Decided: October 20, 1934

Lynden Bowring, of Los Angeles, for petitioner. Everett W. Mattoon, Co. Counsel, Beach Vasey, Neil S. McCarthy, Earl L. Banta, Hawkins & Hawkins, and E. A. Hawkins, Jr., all of Los Angeles, for respondent.

The petitioner, having proceeded to trial upon the contest of a will, in which proceeding he was the contestant, after examination of two witnesses, declined to proceed and orally moved for a dismissal without prejudice. The court denied the motion and proceeded with the case and thereafter ordered the will admitted to probate. A writ of prohibition was thereupon sought to restrain further proceedings and to require the superior court to grant such motion.

Relief is sought by this petition to avoid delay through appeal.

Section 581, Code of Civil Procedure, provides that an action may be dismissed (1) by written request of the plaintiff to the clerk, (2) by written consent of the parties (in either case bearing written consent of counsel), (3) by the court when either party fails to appear on the trial, (4) by the court if abandoned by the plaintiff before submission, or (5) by the court upon motion of the defendant.

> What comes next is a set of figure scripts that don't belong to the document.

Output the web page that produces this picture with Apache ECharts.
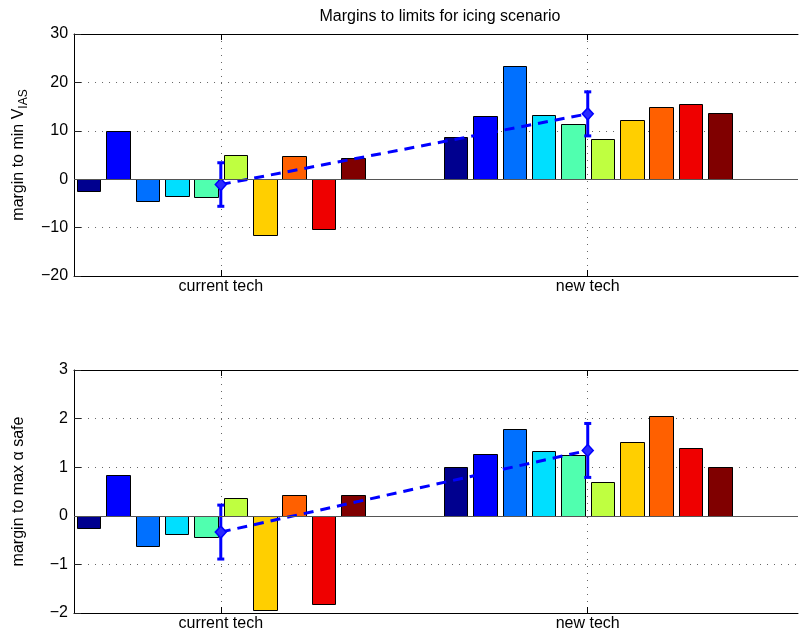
<!DOCTYPE html>
<html>
<head>
<meta charset="utf-8">
<script src="https://cdn.jsdelivr.net/npm/echarts@6/dist/echarts.min.js"></script>
<style>
  html, body { margin: 0; padding: 0; background: #fff; }
  #chart { width: 799px; height: 634px; }
</style>
</head>
<body>
<div id="chart"></div>
<script>
// Technology groups on the x axis
const categories = ['current tech', 'new tech'];

// Margin to minimum indicated airspeed, ten cases per technology
const vIasCurrent = [-2.4, 9.9, -4.6, -3.4, -3.7, 4.95, -11.6, 4.7, -10.2, 4.3];
const vIasNew     = [8.7, 13.1, 23.4, 13.3, 11.5, 8.4, 12.3, 15.0, 15.6, 13.7];
const vIasMean    = [-1.1, 13.5];
const vIasErr     = [4.5, 4.55];
const vIasTicks   = [-20, -10, 0, 10, 20, 30];

// Margin to maximum safe angle of attack, ten cases per technology
const alphaCurrent = [-0.25, 0.845, -0.62, -0.37, -0.43, 0.37, -1.93, 0.42, -1.82, 0.42];
const alphaNew     = [1.0, 1.28, 1.79, 1.33, 1.26, 0.69, 1.51, 2.06, 1.39, 1.0];
const alphaMean    = [-0.335, 1.345];
const alphaErr     = [0.555, 0.555];
const alphaTicks   = [-2, -1, 0, 1, 2, 3];

// Jet colour map sampled for the ten cases
const jet = ['#00008f', '#0000ff', '#0070ff', '#00dfff', '#50ffaf',
             '#bfff40', '#ffcf00', '#ff6000', '#ef0000', '#800000'];

const FONT = '"Liberation Sans", Arial, Helvetica, sans-serif';
const N = jet.length;
const SLOT = 0.8 / N;        // grouped bar slot width in x units
const BAR_W = SLOT * 0.8;    // bar face width in x units
const X_MIN = 0.6, X_MAX = 2.573;
const minus = v => String(v).replace('-', '\u2212');

function barData(cur, nw) {
  const out = [];
  cur.forEach((v, s) => out.push([1, s, v]));
  nw.forEach((v, s) => out.push([2, s, v]));
  return out;
}

function renderBar(params, api) {
  const g = api.value(0), s = api.value(1), v = api.value(2);
  const xc = g + (s - (N - 1) / 2) * SLOT;
  const a = api.coord([xc - BAR_W / 2, v]);
  const b = api.coord([xc + BAR_W / 2, 0]);
  const x0 = Math.round(a[0]) + 0.5, x1 = Math.round(b[0]) + 0.5;
  const yTop = Math.round(Math.min(a[1], b[1])) + 0.5;
  const yBot = Math.round(Math.max(a[1], b[1])) + 0.5;
  return {
    type: 'rect',
    shape: { x: x0, y: yTop, width: x1 - x0, height: yBot - yTop },
    style: { fill: jet[s], stroke: '#000', lineWidth: 1 }
  };
}

function renderErr(params, api) {
  const x = api.value(0), m = api.value(1), e = api.value(2);
  const t = api.coord([x, m + e]);
  const b = api.coord([x, m - e]);
  const cap = 3.5;
  const st = { stroke: '#0000ff', lineWidth: 3 };
  return {
    type: 'group',
    children: [
      { type: 'line', shape: { x1: t[0], y1: t[1], x2: b[0], y2: b[1] }, style: st },
      { type: 'line', shape: { x1: t[0] - cap, y1: t[1], x2: t[0] + cap, y2: t[1] }, style: st },
      { type: 'line', shape: { x1: b[0] - cap, y1: b[1], x2: b[0] + cap, y2: b[1] }, style: st }
    ]
  };
}

function xAxes(gi) {
  return [{
    gridIndex: gi, type: 'value', min: X_MIN, max: X_MAX, position: 'bottom',
    axisLine: { show: true, onZero: false, lineStyle: { color: '#000', width: 1 } },
    axisTick: { show: true, inside: true, length: 6, customValues: [1, 2],
                lineStyle: { color: '#000', width: 1 } },
    axisLabel: { show: true, customValues: [1, 2], margin: 3, fontSize: 16, color: '#000',
                 fontFamily: FONT, formatter: v => categories[Math.round(v) - 1] },
    splitLine: { show: true, lineStyle: { color: '#666', width: 1, type: [1, 6] } }
  }, {
    gridIndex: gi, type: 'value', min: X_MIN, max: X_MAX, position: 'top',
    axisLine: { show: true, onZero: false, lineStyle: { color: '#000', width: 1 } },
    axisTick: { show: true, inside: true, length: 6, customValues: [1, 2],
                lineStyle: { color: '#000', width: 1 } },
    axisLabel: { show: false },
    splitLine: { show: false }
  }];
}

function yAxis(gi, ticks, name) {
  return {
    gridIndex: gi, type: 'value',
    min: ticks[0], max: ticks[ticks.length - 1], interval: ticks[1] - ticks[0],
    axisLine: { show: true, onZero: false, lineStyle: { color: '#000', width: 1 } },
    axisTick: { show: true, inside: true, length: 7, lineStyle: { color: '#222', width: 1 } },
    axisLabel: { margin: 6, fontSize: 16, color: '#000', fontFamily: FONT, formatter: minus },
    splitLine: { show: true, lineStyle: { color: '#666', width: 1, type: [1, 6] } },
    name: name, nameLocation: 'middle', nameGap: 44, nameRotate: 90,
    nameTextStyle: {
      fontSize: 16, color: '#000', fontFamily: FONT, lineHeight: 22,
      rich: {
        sub: { fontSize: 12, lineHeight: 12, verticalAlign: 'bottom', color: '#000', fontFamily: FONT }
      }
    }
  };
}

function panelSeries(k, cur, nw, mean, err) {
  return [{
    type: 'custom', xAxisIndex: 2 * k, yAxisIndex: k,
    renderItem: renderBar, data: barData(cur, nw),
    encode: { x: 0, y: 2 }, clip: true, z: 2,
    markLine: {
      silent: true, symbol: 'none', label: { show: false },
      lineStyle: { color: '#555', width: 1, type: 'solid' },
      data: [{ yAxis: 0 }], animation: false
    }
  }, {
    type: 'line', xAxisIndex: 2 * k, yAxisIndex: k, z: 4,
    data: mean.map((m, i) => [i + 1, m]),
    lineStyle: { color: '#0000ff', width: 3, type: [10, 7] },
    symbol: 'diamond', symbolSize: [11, 12],
    itemStyle: { color: '#2a2aff', borderColor: '#0000ff', borderWidth: 1.5 }
  }, {
    type: 'custom', xAxisIndex: 2 * k, yAxisIndex: k, z: 3,
    renderItem: renderErr,
    data: mean.map((m, i) => [i + 1, m, err[i]]),
    encode: { x: 0, y: 1 }
  }];
}

const chart = echarts.init(document.getElementById('chart'), null, { renderer: 'canvas' });
chart.setOption({
  animation: false,
  backgroundColor: '#fff',
  textStyle: { fontFamily: FONT },
  title: {
    text: 'Margins to limits for icing scenario',
    left: 435, top: 4, textAlign: 'center',
    textStyle: { fontSize: 16, fontWeight: 'normal', color: '#000', fontFamily: FONT }
  },
  grid: [
    { left: 73, top: 34, width: 725, height: 242, show: false },
    { left: 73, top: 370, width: 725, height: 243, show: false }
  ],
  xAxis: [...xAxes(0), ...xAxes(1)],
  yAxis: [
    yAxis(0, vIasTicks, 'margin to min V{sub|IAS}'),
    yAxis(1, alphaTicks, 'margin to max \u03b1 safe')
  ],
  series: [
    ...panelSeries(0, vIasCurrent, vIasNew, vIasMean, vIasErr),
    ...panelSeries(1, alphaCurrent, alphaNew, alphaMean, alphaErr)
  ]
});
</script>
</body>
</html>
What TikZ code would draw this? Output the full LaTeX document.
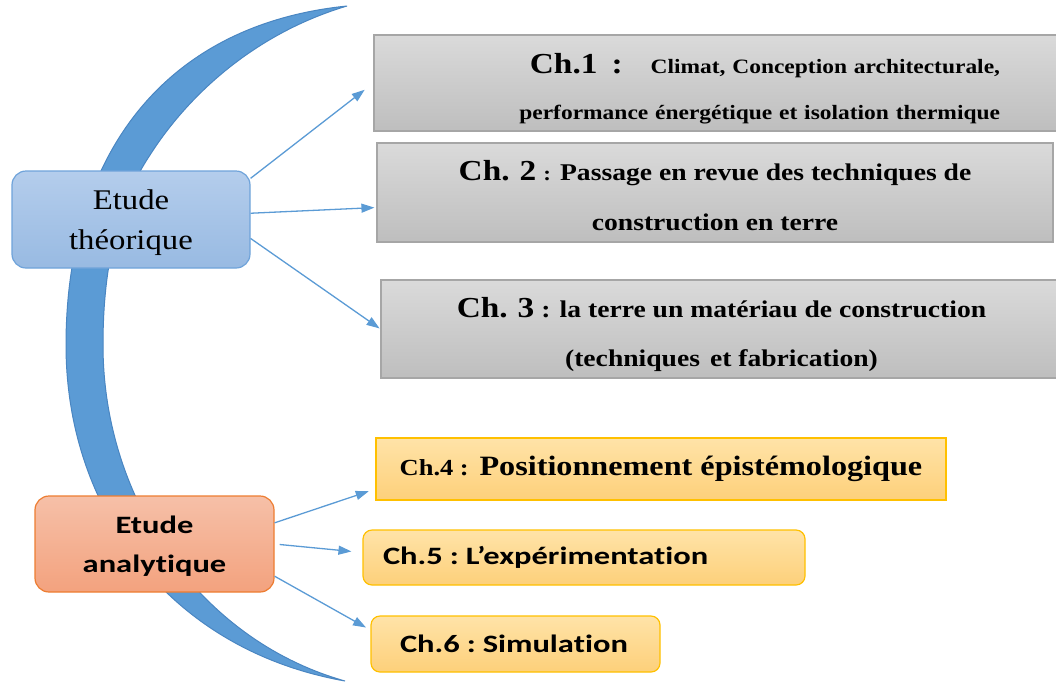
\documentclass[tikz,border=0pt]{standalone}
\usepackage{fontspec}
\usetikzlibrary{arrows.meta}
\newfontfamily\serifwide[FakeStretch=1.15]{Liberation Serif}
\newfontfamily\sanswide[FakeStretch=1.3, Ligatures=NoCommon]{Carlito}
\definecolor{arcblue}{HTML}{5B9BD5}
\definecolor{arcedge}{HTML}{4A86C2}
\definecolor{grayline}{HTML}{A6A6A6}
\definecolor{graytop}{HTML}{DADADA}
\definecolor{graybot}{HTML}{BEBEBE}
\definecolor{bluetop}{HTML}{B4CDEC}
\definecolor{bluebot}{HTML}{98BAE2}
\definecolor{blueline}{HTML}{6FA3DA}
\definecolor{redtop}{HTML}{F6C0A8}
\definecolor{redbot}{HTML}{F3A27E}
\definecolor{redline}{HTML}{ED7D31}
\definecolor{yellowtop}{HTML}{FFE3A8}
\definecolor{yellowbot}{HTML}{FDD07A}
\definecolor{yellowline}{HTML}{FFC000}
\tikzset{
	gray box/.style={draw=grayline, line width=1.2pt, top color=graytop, bottom color=graybot, inner sep=0, align=center},
	blue node/.style={rounded corners=14pt, draw=blueline, line width=1.2pt, top color=bluetop, bottom color=bluebot, align=center, inner sep=0},
	red node/.style={rounded corners=14pt, draw=redline, line width=1.2pt, top color=redtop, bottom color=redbot, align=center, inner sep=0},
	yellow node/.style={draw=yellowline, line width=1.2pt, top color=yellowtop, bottom color=yellowbot, inner sep=0},
	arrow line/.style={draw=arcblue, line width=1.3pt, -{Triangle[length=13pt,width=9pt]}},
}
\begin{document}
\begin{tikzpicture}[x=1pt, y=-1pt]
  \useasboundingbox (0,0) rectangle (1056,681);

  % the blue arc behind both groups
  \fill[arcblue, draw=arcedge, line width=1pt] (347,6) .. controls (160,25) and (66,160) .. (66,345)
    .. controls (66,510) and (170,650) .. (345,681)
    .. controls (200,640) and (103,500) .. (103,345)
    .. controls (103,260) and (120,200) .. (150,155)
    .. controls (185,100) and (250,35) .. (347,6) -- cycle;

  % etude theorique
  \node (theo) [blue node, minimum width=238, minimum height=97,
    font=\serifwide\fontsize{28.5}{40}\selectfont] at (131,219.5) {\rule{0pt}{26pt}Etude\\th\'eorique};
  \node (ch1) [gray box, minimum width=688, minimum height=96, inner xsep=62pt, text width=564pt, align=right,
    font=\serifwide\bfseries\fontsize{20.4}{46}\selectfont] at (718,83)
    {\rule{0pt}{32pt}{\fontsize{29}{46}\selectfont Ch.1\hspace{14pt}:}\hspace{28pt}Climat, Conception architecturale,\\
     performance énergétique et isolation thermique};
  \node (ch2) [gray box, minimum width=676, minimum height=99,
    font=\serifwide\bfseries\fontsize{24}{50}\selectfont] at (715,192.5)
    {\rule{0pt}{27pt}{\fontsize{29}{50}\selectfont Ch.\hspace{10pt}2} {\fontsize{20}{50}\selectfont:} Passage en revue des techniques de\\
     construction en terre};
  \node (ch3) [gray box, minimum width=681, minimum height=98,
    font=\serifwide\bfseries\fontsize{24}{49}\selectfont] at (721.5,329)
    {\rule{0pt}{31pt}{\fontsize{29}{49}\selectfont Ch.\hspace{10pt}3} : la terre un matériau de construction\\
     (techniques\hspace{10pt}et fabrication)};

  % etude analytique
  \node (ana) [red node, minimum width=239, minimum height=96,
    font=\sanswide\bfseries\fontsize{25}{39}\selectfont] at (154.5,544) {\rule{0pt}{22pt}Etude\\analytique};
  \node (ch4) [yellow node, minimum width=570, minimum height=62,
    font=\serifwide\bfseries\fontsize{28}{34}\selectfont] at (661,469)
    {{\fontsize{23}{34}\selectfont Ch.4 :} Positionnement épistémologique};
  \node (ch5) [yellow node, rounded corners=9pt, minimum height=55, inner xsep=20pt, text width=402pt, align=left,
    font=\sanswide\bfseries\fontsize{25}{30}\selectfont] at (584,557.5) {Ch.5\hspace{7pt}:\hspace{7pt}L’expérimentation};
  \node (ch6) [yellow node, rounded corners=9pt, minimum height=56, inner xsep=29pt, text width=231pt, align=left,
    font=\sanswide\bfseries\fontsize{25}{30}\selectfont] at (515.5,644) {Ch.6\hspace{7pt}:\hspace{7pt}Simulation};

  % arrows
  \draw[arrow line, shorten >=11pt] (theo.19) -- (ch1.west);
  \draw[arrow line, shorten >=2pt] (theo.3) -- ([yshift=-15pt]ch2.west);
  \draw[arrow line, shorten >=1pt] (theo.-9) -- (ch3.west);
  \draw[arrow line, shorten >=7pt] (ana.10) -- ([yshift=-20pt]ch4.west);
  \draw[arrow line, shorten <=5pt, shorten >=11pt] (ana.east) -- ([yshift=5pt]ch5.west);
  \draw[arrow line, shorten >=5pt] (ana.-15) -- ([yshift=14pt]ch6.west);
\end{tikzpicture}
\end{document}
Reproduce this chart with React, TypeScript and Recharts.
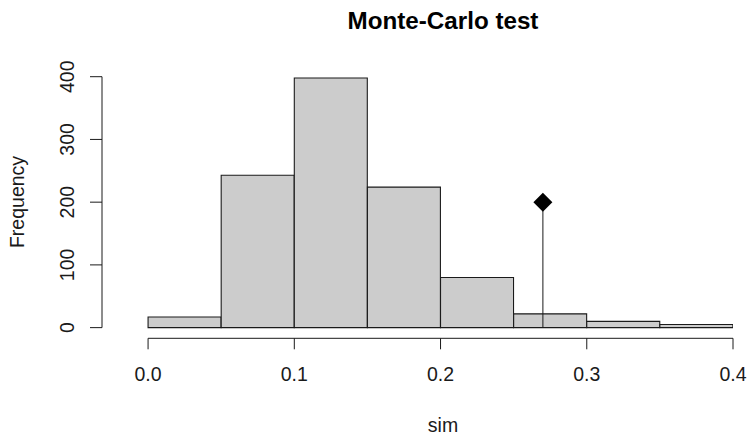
import React from 'react';
import { ComposedChart, Bar, XAxis, YAxis, ReferenceLine, ReferenceDot } from 'recharts';

// Histogram bins (centres) and counts
const binCentres = [0.025, 0.075, 0.125, 0.175, 0.225, 0.275, 0.325, 0.375];
const counts = [17, 243, 398, 224, 80, 22, 10, 5];
const xTicks = [0, 0.1, 0.2, 0.3, 0.4];
const yTicks = [0, 100, 200, 300, 400];
const observed = 0.27;
const observedHeight = 200;

// Axis extents (R-style detached axes)
const X_MIN = -0.0315;
const X_MAX = 0.4;
const Y_MIN = -17;
const Y_MAX = 400;

const data = binCentres.map((c, i) => ({ x: c, count: counts[i] }));

const FONT = '"Liberation Sans", Arial, sans-serif';
const INK = '#1a1a1a';

const YTick = (props: any) => {
  const { x, y, payload } = props;
  return (
    <text
      x={x}
      y={y}
      transform={`rotate(-90, ${x}, ${y})`}
      textAnchor="middle"
      fontFamily={FONT}
      fontSize={19.5}
      fill={INK}
    >
      {payload.value}
    </text>
  );
};

const Diamond = (props: any) => {
  const { cx, cy } = props;
  const r = 9.5;
  return (
    <polygon
      points={`${cx},${cy - r} ${cx + r},${cy} ${cx},${cy + r} ${cx - r},${cy}`}
      fill="#000"
      stroke="none"
    />
  );
};

export default function App() {
  return (
    <div style={{ position: 'absolute', left: 0, top: 0, width: 750, height: 441, background: '#fff' }}>
      <ComposedChart
        width={750}
        height={441}
        data={data}
        margin={{ top: 76.7, right: 17, bottom: 42.7, left: 0 }}
        barCategoryGap={0}
        barGap={0}
      >
        <XAxis
          dataKey="x"
          type="number"
          domain={[X_MIN, X_MAX]}
          allowDataOverflow
          ticks={xTicks}
          tickFormatter={(v: number) => v.toFixed(1)}
          axisLine={false}
          tickSize={11}
          tickMargin={18}
          height={60}
          tick={{ fontFamily: FONT, fontSize: 19.5, fill: INK }}
          tickLine={{ stroke: INK, strokeWidth: 1 }}
          interval={0}
        />
        <YAxis
          type="number"
          domain={[Y_MIN, Y_MAX]}
          allowDataOverflow
          ticks={yTicks}
          axisLine={false}
          width={102}
          tickSize={12}
          tickMargin={16}
          tick={<YTick />}
          tickLine={{ stroke: INK, strokeWidth: 1 }}
          interval={0}
        />
        <Bar
          dataKey="count"
          fill="#cccccc"
          stroke={INK}
          strokeWidth={1.1}
          isAnimationActive={false}
        />
        <ReferenceLine
          segment={[{ x: xTicks[0], y: Y_MIN }, { x: xTicks[xTicks.length - 1], y: Y_MIN }]}
          stroke={INK}
          strokeWidth={1}
          ifOverflow="visible"
        />
        <ReferenceLine
          segment={[{ x: X_MIN, y: yTicks[0] }, { x: X_MIN, y: yTicks[yTicks.length - 1] }]}
          stroke={INK}
          strokeWidth={1}
          ifOverflow="visible"
        />
        <ReferenceLine
          segment={[{ x: observed, y: 0 }, { x: observed, y: observedHeight }]}
          stroke={INK}
          strokeWidth={1}
          ifOverflow="visible"
        />
        <ReferenceDot x={observed} y={observedHeight} r={9} shape={<Diamond />} ifOverflow="visible" />
        <text x={443} y={28.5} textAnchor="middle" fontFamily={FONT} fontSize={24.2} fontWeight="bold" fill="#000">
          Monte-Carlo test
        </text>
        <text x={443} y={431.5} textAnchor="middle" fontFamily={FONT} fontSize={19.5} fill={INK}>
          sim
        </text>
        <text
          x={24}
          y={202}
          transform="rotate(-90, 24, 202)"
          textAnchor="middle"
          fontFamily={FONT}
          fontSize={19.5}
          fill={INK}
        >
          Frequency
        </text>
      </ComposedChart>
    </div>
  );
}
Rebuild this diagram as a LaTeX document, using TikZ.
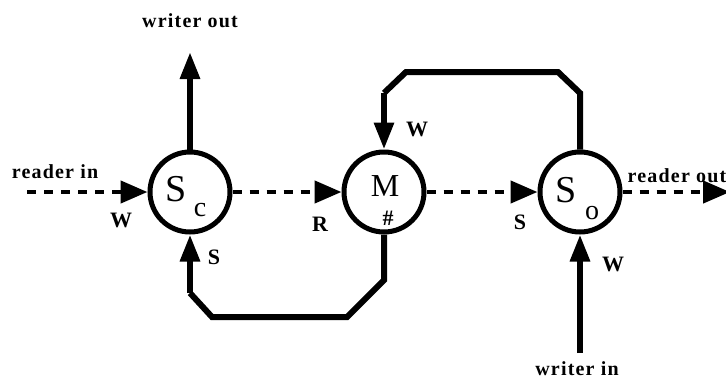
\documentclass[tikz,border=0pt]{standalone}
\usepackage{fontspec}
\setmainfont{Liberation Serif}
\usetikzlibrary{arrows.meta}
\begin{document}
\begin{tikzpicture}[x=1pt,y=-1pt,
  proc/.style={circle,draw,line width=5pt,minimum size=80pt,inner sep=0pt},
  flow/.style={line width=6pt,-{Triangle[length=27pt,width=19pt]}},
  pipe/.style={line width=6pt},
  dflow/.style={line width=4.5pt,dash pattern=on 9pt off 8pt,-{Triangle[length=27pt,width=22pt]}},
  lab/.style={font=\fontsize{20}{22}\selectfont\bfseries\addfontfeature{LetterSpace=6}},
  port/.style={font=\fontsize{22}{24}\selectfont\bfseries}]
\useasboundingbox (0,0) rectangle (726,381);
\node[proc] (sc) at (190,192) {};
\node[proc] (m) at (384,192) {};
\node[proc] (so) at (580,192) {};
% letters inside
\node[font=\fontsize{38}{40}\selectfont] (scS) at (176,189) {S};
\node[font=\fontsize{28}{30}\selectfont] (scc) at (200,210) {c};
\node[font=\fontsize{32}{34}\selectfont] (mM) at (385,186) {M};
\node[font=\fontsize{22}{24}\selectfont\bfseries] (mh) at (388,218) {\#};
\node[font=\fontsize{38}{40}\selectfont] (soS) at (566,190) {S};
\node[font=\fontsize{28}{30}\selectfont] (soo) at (592,213) {o};
% coordinates
\coordinate (wout) at (190,52);
\coordinate (rin) at (27,192);
\coordinate (rout) at (730,192);
\coordinate (win) at (580,353);
\coordinate (b1) at (384,280);
\coordinate (b2) at (347,317);
\coordinate (b3) at (212,317);
\coordinate (b4) at (190,293);
\coordinate (t1) at (580,93);
\coordinate (t2) at (558,72);
\coordinate (t3) at (406,72);
\coordinate (t4) at (384,93);
% connectors
\draw[flow] (sc.north) -- (wout);
\draw[flow] (win) -- (so.south);
\draw[pipe] (m.south) -- (b1) -- (b2) -- (b3) -- (b4);
\draw[flow] (b4) -- (sc.south);
\draw[pipe] (so.north) -- (t1) -- (t2) -- (t3) -- (t4);
\draw[flow] (t4) -- (m.north);
\draw[dflow] (rin) -- (sc.west);
\draw[dflow] (sc.east) -- (m.west);
\draw[dflow] (m.east) -- (so.west);
\draw[dflow] (so.east) -- (rout);
% labels
\node[lab] (lwout) at (190,21) {writer out};
\node[lab] (lrin) at (55,172) {reader in};
\node[lab] (lrout) at (677,176) {reader out};
\node[lab] (lwin) at (577,369) {writer in};
\node[port] (p1) at (121,220) {W};
\node[port] (p2) at (214,257) {S};
\node[port] (p3) at (320,224) {R};
\node[port] (p4) at (417,129) {W};
\node[port] (p5) at (520,222) {S};
\node[port] (p6) at (613,264) {W};
\end{tikzpicture}
\end{document}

The real issue here is the jurisdiction of the trial court to deny petitioner's motion to dismiss. If it had such jurisdiction, however erroneous its decision may have been, prohibition is not available, but the remedy by appeal must suffice the aggrieved party. That such jurisdiction existed has been held in Huntington Park Imp. Co. v. Superior Court, 17 Cal. App. 692, 121 P. 701, 702, (certiorari) and in Boca, etc., R. Co. v. Superior Court, 150 Cal. 153, 88 P. 718. Quoting from the first case just mentioned: “While plaintiff had an absolute right to dismiss the action, such right could be exercised only in the mode or manner prescribed by the statute; in other words, the right is measured by the mode provided for its exercise. When, instead of pursuing the statutory mode, it, by motion made in open court, invoked the inherent power of the court in the exercise of which it was asked to make an order dismissing the case, the making of an order either granting or denying the motion was within the exercise of the jurisdiction of the court.”

The alternative writ of prohibition is discharged, and a peremptory writ is denied.

STEPHENS, Presiding Justice.

We concur: DESMOND, J.; SCOTT, Justice pro tem.